Sometimes my interests dovetail with those of my students. Right now I am slightly obsessed with how fairy tales have affected the writing of gifted children. So when one of my fourth graders asked if I would read a fractured fairy tale, I jumped at the chance. Today we began reading Liesl Shurtliff's Jack, the true story of Jack and the Beanstalk. I personally endorse the use of fairy tales as a means to understanding and enriching the classic elements of both literature and culture.
The thrill came when my day's researcher, Colin, began throwing out things as I read.
"Hey, Mrs. Moran, did you know that his great-great-great-great-great-great-great grandfather was a guy named Jack the Giant Killer? We should read that story."
"Oh! And Jack and the Beanstalk is like a story about how people should be happy with what they have."
"And, Mrs. Moran…"
He just kept making connection after connection. It was thrilling. These are the days I live for as a teacher.


  1. Thank you for promoting fairy tales! I do the same, especially with the parents of my G/T students who only want them to read long novels that are five grades ahead (sigh). They miss out on those literary connections when they skip the cultural basics. I'm guessing you've already read Rump by Shurtliff; Adam Gidwitz's Grimm series are wonderful, too--and a gateway to discuss the real Grimm tales.

  2. We are working with fairy tales right now in third grade and it is amazing how rich they are. Teaching at an international school adds a lot of variety to the discussions. The Sisters Grimm is another series that two of my students last year loved!

  3. You could also expose them to some of the more brutal fairy tales, depending on their readiness. Didn't Cinderella's sisters cut off their toes in the original Grimm version? Fractured fairy tales are fun. I LOVE having a student be the researcher for the day. Hmmm.

  4. Fairy Tales are essential kid reading, I think. You can dig deep with these stories. Have you read Bruno Bettelheim's "Uses of Enchantment"? Such an interesting perspective.

  5. Fairy Tales are essential kid reading, I think. You can dig deep with these stories. Have you read Bruno Bettelheim's "Uses of Enchantment"? Such an interesting perspective.

  6. Have you read "The Fairy Tale Detectives" by Michael Buckley? You and your students would enjoy it!

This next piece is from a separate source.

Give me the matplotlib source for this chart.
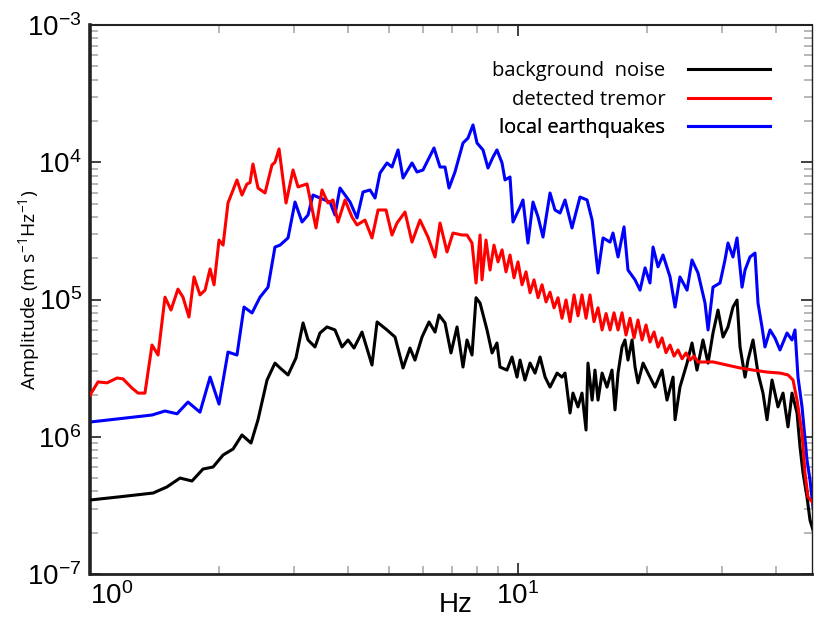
import numpy as np
import matplotlib
matplotlib.use('Agg')
import matplotlib.pyplot as plt
from matplotlib.ticker import FixedLocator, FixedFormatter, LogLocator, NullFormatter

# spectra (Hz, m s^-1 Hz^-1)
noise_hz = [1.00, 1.163, 1.404, 1.513, 1.623, 1.731, 1.837, 1.939, 2.046, 2.159,
            2.265, 2.378, 2.469, 2.592, 2.705, 2.780, 2.902, 3.029, 3.146, 3.232,
            3.355, 3.446, 3.579, 3.736, 3.880, 4.007, 4.139, 4.320, 4.559, 4.685,
            4.942, 5.160, 5.388, 5.593, 5.745, 5.967, 6.196, 6.400, 6.538, 6.753,
            6.973, 7.204, 7.438, 7.600, 7.808, 7.979,
            8.153, 8.465, 8.697, 8.930, 9.076, 9.425, 9.683, 9.947, 10.11, 10.38,
            10.67, 10.96, 11.26, 11.57, 11.88, 12.34, 12.67, 12.88, 13.23, 13.44,
            13.81, 14.11, 14.42, 14.57, 14.90, 15.13, 15.38, 15.72, 16.14, 16.58,
            16.85, 17.13, 17.50, 17.78, 18.07, 18.47, 18.77, 19.07, 19.60, 20.12,
            20.90, 21.70, 22.29, 23.03, 23.28, 23.90, 24.83, 25.50, 26.19, 27.05,
            27.80, 28.55, 29.33, 30.13, 30.95, 31.79, 32.49, 33.02, 33.92, 34.46,
            35.41, 36.37, 37.36, 38.18, 39.22, 40.50, 41.61, 42.74, 43.67, 44.87,
            45.60, 46.34, 47.34, 48.11, 48.90]
noise_amp = [3.46e-7, 3.64e-7, 3.89e-7, 4.31e-7, 5.00e-7, 4.76e-7, 5.82e-7, 6.02e-7, 7.36e-7, 8.14e-7,
             1.03e-6, 9.00e-7, 1.33e-6, 2.59e-6, 3.44e-6, 3.17e-6, 2.82e-6, 3.75e-6, 6.75e-6, 5.07e-6,
             4.51e-6, 5.70e-6, 6.31e-6, 6.00e-6, 4.51e-6, 5.07e-6, 4.43e-6, 5.79e-6, 3.33e-6, 6.86e-6,
             6.00e-6, 5.33e-6, 3.17e-6, 4.43e-6, 3.62e-6, 5.33e-6, 6.86e-6, 5.79e-6, 7.71e-6, 6.75e-6,
             4.08e-6, 6.31e-6, 3.22e-6, 5.07e-6, 3.94e-6, 1.03e-5,
             9.43e-6, 6.00e-6, 4.08e-6, 4.82e-6, 3.22e-6, 3.06e-6, 3.81e-6, 2.72e-6, 3.62e-6, 2.59e-6,
             3.44e-6, 2.91e-6, 3.81e-6, 2.72e-6, 2.30e-6, 2.91e-6, 2.72e-6, 2.91e-6, 1.49e-6, 2.08e-6,
             1.65e-6, 2.08e-6, 1.12e-6, 3.44e-6, 1.85e-6, 3.06e-6, 1.85e-6, 2.91e-6, 2.30e-6, 3.06e-6,
             1.57e-6, 2.91e-6, 4.51e-6, 5.07e-6, 3.62e-6, 5.07e-6, 3.22e-6, 2.47e-6, 3.44e-6, 2.91e-6,
             2.30e-6, 3.06e-6, 1.85e-6, 2.72e-6, 1.33e-6, 2.30e-6, 3.44e-6, 4.82e-6, 3.06e-6, 5.07e-6,
             3.44e-6, 5.70e-6, 8.38e-6, 5.33e-6, 6.31e-6, 8.81e-6, 9.91e-6, 4.51e-6, 2.72e-6, 3.62e-6,
             5.07e-6, 2.91e-6, 2.08e-6, 1.33e-6, 2.59e-6, 1.65e-6, 2.08e-6, 1.18e-6, 2.08e-6, 1.49e-6,
             8.42e-7, 5.44e-7, 3.64e-7, 2.47e-7, 2.09e-7]

tremor_hz = [1.00, 1.044, 1.096, 1.157, 1.194, 1.254, 1.295, 1.344, 1.396, 1.442,
             1.497, 1.546, 1.605, 1.649, 1.703, 1.750, 1.807, 1.857, 1.908, 1.949,
             2.002, 2.046, 2.101, 2.205, 2.265, 2.327, 2.365, 2.403, 2.469, 2.564,
             2.662, 2.705, 2.765, 2.871, 2.981, 3.062, 3.214, 3.373, 3.484, 3.598,
             3.697, 3.797, 3.943, 4.094, 4.206, 4.390, 4.559, 4.710, 4.916, 5.077,
             5.216, 5.445, 5.654, 5.902, 6.162, 6.400, 6.574, 6.826, 7.048, 7.400,
             7.600, 7.808, 7.979, 8.153,
             8.239, 8.418, 8.603, 8.788, 8.981, 9.177, 9.376, 9.579, 9.788, 10.00,
             10.22, 10.44, 10.67, 10.90, 11.14, 11.38, 11.63, 11.88, 12.14, 12.40,
             12.67, 12.95, 13.23, 13.52, 13.81, 14.11, 14.42, 14.73, 15.05, 15.38,
             15.72, 16.06, 16.41, 16.76, 17.13, 17.50, 17.88, 18.27, 18.67, 19.07,
             19.49, 19.91, 20.34, 20.79, 21.24, 21.70, 22.17, 22.66, 23.15, 23.65,
             24.17, 24.70, 25.23, 25.78, 26.34,
             28.55, 30.78, 33.02, 35.41, 38.18, 40.94, 42.74, 43.91, 44.87, 46.09,
             46.84, 47.60, 48.90]
tremor_amp = [2.01e-6, 2.51e-6, 2.47e-6, 2.68e-6, 2.64e-6, 2.26e-6, 2.08e-6, 2.08e-6, 4.66e-6, 3.94e-6,
              1.04e-5, 8.38e-6, 1.19e-5, 1.04e-5, 7.45e-6, 1.46e-5, 1.08e-5, 1.17e-5, 1.67e-5, 1.28e-5,
              2.71e-5, 2.49e-5, 5.05e-5, 7.43e-5, 5.77e-5, 6.95e-5, 7.10e-5, 9.71e-5, 6.49e-5, 5.97e-5,
              9.55e-5, 1.00e-4, 1.25e-4, 5.05e-5, 8.78e-5, 6.61e-5, 6.95e-5, 3.32e-5, 6.28e-5, 5.05e-5,
              5.31e-5, 3.67e-5, 5.31e-5, 3.99e-5, 3.49e-5, 3.79e-5, 2.81e-5, 4.49e-5, 4.49e-5, 2.95e-5,
              3.61e-5, 4.34e-5, 2.62e-5, 3.79e-5, 2.85e-5, 2.04e-5, 3.61e-5, 2.22e-5, 3.05e-5, 2.95e-5,
              2.95e-5, 2.58e-5, 1.32e-5, 2.95e-5,
              1.39e-5, 2.71e-5, 1.64e-5, 2.49e-5, 1.88e-5, 2.30e-5, 1.59e-5, 2.11e-5, 1.44e-5, 1.88e-5,
              1.28e-5, 1.59e-5, 1.12e-5, 1.39e-5, 1.03e-5, 1.28e-5, 9.6e-6, 1.13e-5, 8.7e-6, 1.03e-5,
              7.3e-6, 9.92e-6, 6.9e-6, 1.08e-5, 7.6e-6, 1.08e-5, 7.3e-6, 1.08e-5, 6.9e-6, 8.7e-6,
              6.0e-6, 7.9e-6, 6.0e-6, 8.0e-6, 6.0e-6, 8.0e-6, 5.51e-6, 7.3e-6, 5.25e-6, 7.09e-6,
              5.07e-6, 6.52e-6, 4.9e-6, 5.8e-6, 4.5e-6, 5.25e-6, 4.1e-6, 4.66e-6, 3.87e-6, 4.29e-6,
              3.7e-6, 4.08e-6, 3.62e-6, 3.87e-6, 3.5e-6,
              3.51e-6, 3.33e-6, 3.17e-6, 3.06e-6, 2.96e-6, 2.91e-6, 2.82e-6, 2.59e-6, 1.85e-6, 1.06e-6,
              5.44e-7, 3.64e-7, 3.29e-7]

quake_hz = [1.00, 1.163, 1.396, 1.497, 1.597, 1.694, 1.807, 1.908, 2.002, 2.101,
            2.205, 2.290, 2.391, 2.496, 2.606, 2.705, 2.780, 2.902, 3.013, 3.129,
            3.232, 3.319, 3.446, 3.637, 3.736, 3.838, 4.052, 4.206, 4.344, 4.511,
            4.634, 4.760, 4.942, 5.077, 5.245, 5.388, 5.654, 5.808, 5.998, 6.364,
            6.574, 6.753, 6.900, 7.124, 7.438, 7.641, 7.850, 8.022, 8.283, 8.509,
            8.741, 8.930, 9.177, 9.325, 9.579, 9.734, 10.11, 10.27, 10.55, 10.84,
            11.14, 11.44, 11.88, 12.20, 12.54, 12.88, 13.37, 13.96, 14.50, 14.90,
            15.38, 15.80, 16.41, 16.67, 17.13, 17.69, 18.07, 18.77, 19.28, 19.81,
            20.34, 20.68, 21.24, 21.82, 22.66, 23.28, 23.90, 24.83, 25.50, 26.34,
            27.35, 27.80, 28.55, 29.65, 30.45, 30.95, 31.79, 32.49, 33.38, 33.92,
            34.84, 35.79, 36.37, 37.16, 37.76, 38.80, 39.85, 40.94, 42.51, 43.67,
            44.38, 45.10, 46.09, 47.34, 48.11, 48.90]
quake_amp = [1.28e-6, 1.35e-6, 1.44e-6, 1.54e-6, 1.47e-6, 1.79e-6, 1.51e-6, 2.72e-6, 1.73e-6, 4.14e-6,
             3.94e-6, 8.81e-6, 7.98e-6, 1.04e-5, 1.23e-5, 2.41e-5, 2.49e-5, 2.81e-5, 5.13e-5, 3.67e-5,
             4.13e-5, 5.77e-5, 5.49e-5, 5.13e-5, 4.13e-5, 6.49e-5, 5.13e-5, 3.93e-5, 6.07e-5, 6.28e-5,
             5.49e-5, 8.35e-5, 9.88e-5, 9.23e-5, 1.23e-4, 7.68e-5, 9.88e-5, 8.49e-5, 8.78e-5, 1.27e-4,
             9.23e-5, 9.23e-5, 6.49e-5, 8.49e-5, 1.38e-4, 1.50e-4, 1.87e-4, 1.38e-4, 1.23e-4, 9.08e-5,
             1.09e-4, 1.23e-4, 9.88e-5, 7.43e-5, 7.81e-5, 3.67e-5, 4.72e-5, 5.31e-5, 2.58e-5, 5.13e-5,
             3.99e-5, 2.85e-5, 5.97e-5, 4.49e-5, 4.27e-5, 5.31e-5, 3.32e-5, 5.58e-5, 5.31e-5, 3.79e-5,
             1.56e-5, 2.81e-5, 2.62e-5, 3.05e-5, 2.04e-5, 3.38e-5, 1.64e-5, 1.39e-5, 1.17e-5, 1.70e-5,
             1.32e-5, 2.41e-5, 1.73e-5, 2.11e-5, 1.46e-5, 8.81e-6, 1.46e-5, 1.17e-5, 1.94e-5, 1.56e-5,
             9.42e-6, 6.00e-6, 1.23e-5, 1.32e-5, 1.94e-5, 2.58e-5, 2.04e-5, 2.81e-5, 1.23e-5, 1.64e-5,
             2.04e-5, 2.18e-5, 9.42e-6, 6.31e-6, 4.51e-6, 6.00e-6, 5.24e-6, 4.29e-6, 5.70e-6, 5.07e-6,
             6.00e-6, 2.72e-6, 1.65e-6, 6.78e-7, 4.84e-7, 3.08e-7]

labels = ['background  noise', 'detected tremor', 'local earthquakes']
colors = ['black', '#ff0000', '#0000ff']
ytick_vals = [1e-3, 1e-4, 1e-5, 1e-6, 1e-7]
ytick_labels = [r'$10^{-3}$', r'$10^{4}$', r'$10^{5}$', r'$10^{6}$', r'$10^{-7}$']
xtick_vals = [1, 10]
xtick_labels = [r'$10^{0}$', r'$10^{1}$']

plt.rcParams['font.family'] = ['Liberation Sans', 'DejaVu Sans']
plt.rcParams['mathtext.default'] = 'regular'

fig = plt.figure(figsize=(8.14, 6.23), dpi=100)
ax = fig.add_axes([90 / 814, 49 / 623, 722 / 814, 549 / 623])

ax.plot(quake_hz, quake_amp, color=colors[2], lw=2.2, zorder=2)
ax.plot(noise_hz, noise_amp, color=colors[0], lw=2.2, zorder=3)
ax.plot(tremor_hz, tremor_amp, color=colors[1], lw=2.2, zorder=4)

ax.set_xscale('log')
ax.set_yscale('log')
ax.set_xlim(1, 10 ** (722 / 428))
ax.set_ylim(1e-7, 1e-3)

ax.yaxis.set_major_locator(FixedLocator(ytick_vals))
ax.yaxis.set_major_formatter(FixedFormatter(ytick_labels))
ax.yaxis.set_minor_locator(LogLocator(base=10, subs=np.arange(2, 10), numticks=20))
ax.yaxis.set_minor_formatter(NullFormatter())
ax.xaxis.set_major_locator(FixedLocator(xtick_vals))
ax.xaxis.set_major_formatter(FixedFormatter(xtick_labels))
ax.xaxis.set_minor_locator(LogLocator(base=10, subs=np.arange(2, 10), numticks=20))
ax.xaxis.set_minor_formatter(NullFormatter())

ax.tick_params(which='both', direction='in', top=True, right=True)
ax.tick_params(which='major', length=8, width=1.3, color='#333333', labelsize=20, pad=6)
ax.tick_params(which='minor', length=6, width=1.2, color='#aaaaaa')
ax.get_xticklabels()[0].set_horizontalalignment('left')

ax.spines['left'].set_linewidth(2.6)
ax.spines['bottom'].set_linewidth(2.0)
ax.spines['top'].set_linewidth(1.5)
ax.spines['right'].set_linewidth(1.0)
for s in ax.spines.values():
    s.set_color('#222222')

ax.set_xlabel('Hz', fontsize=20, va='center')
ax.xaxis.set_label_coords(0.506, -0.057)
ax.set_ylabel(r'Amplitude (m s$^{-1}$Hz$^{-1}$)', fontsize=14, family='Open Sans', va='center')
ax.yaxis.set_label_coords(-0.085, 0.517)

# one legend per row so the labels line up on the right
handles = ax.get_lines()
order = [handles[1], handles[2], handles[0]]
anchors = [0.934, 0.881, 0.831]
for h, lab, y in zip(order, labels, anchors):
    leg = ax.legend([h], [lab], loc='upper right', bbox_to_anchor=(0.942, y),
                    frameon=False, markerfirst=False, handlelength=4.1,
                    handletextpad=1.1, borderpad=0, borderaxespad=0,
                    prop={'family': 'Open Sans', 'size': 14.5})
    ax.add_artist(leg)

fig.savefig('out.png', dpi=100)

  7. I love the researcher of the day! They must love getting their chance at that job. Really puts them in charge of the classroom's learning. What powerful work they are doing.

  8. Fairy Tales are so important in so many ways -- I noticed middle school students missing some references or jokes in the books they are reading because they didn't read fairy tales. I love how engaged your students are in your slice --when they are engaged there is no stopping how deep their understanding can go. Enjoy!

  9. It's easy to see why this was a day you live for as a teacher! Inspiring!

  10. Oh these days really are the best! I can hear the excitement in your words!! YAY!!

  11. Absolute engagement! So great Kimberley!

  12. Loved the "researcher of the day" position. Great slice.

  13. I need a researcher of the day. Every time we have a question, they scramble to the computer. My students who read Rick Riordan love to read mythology, of course, but I need to steer them to fairy tales, too.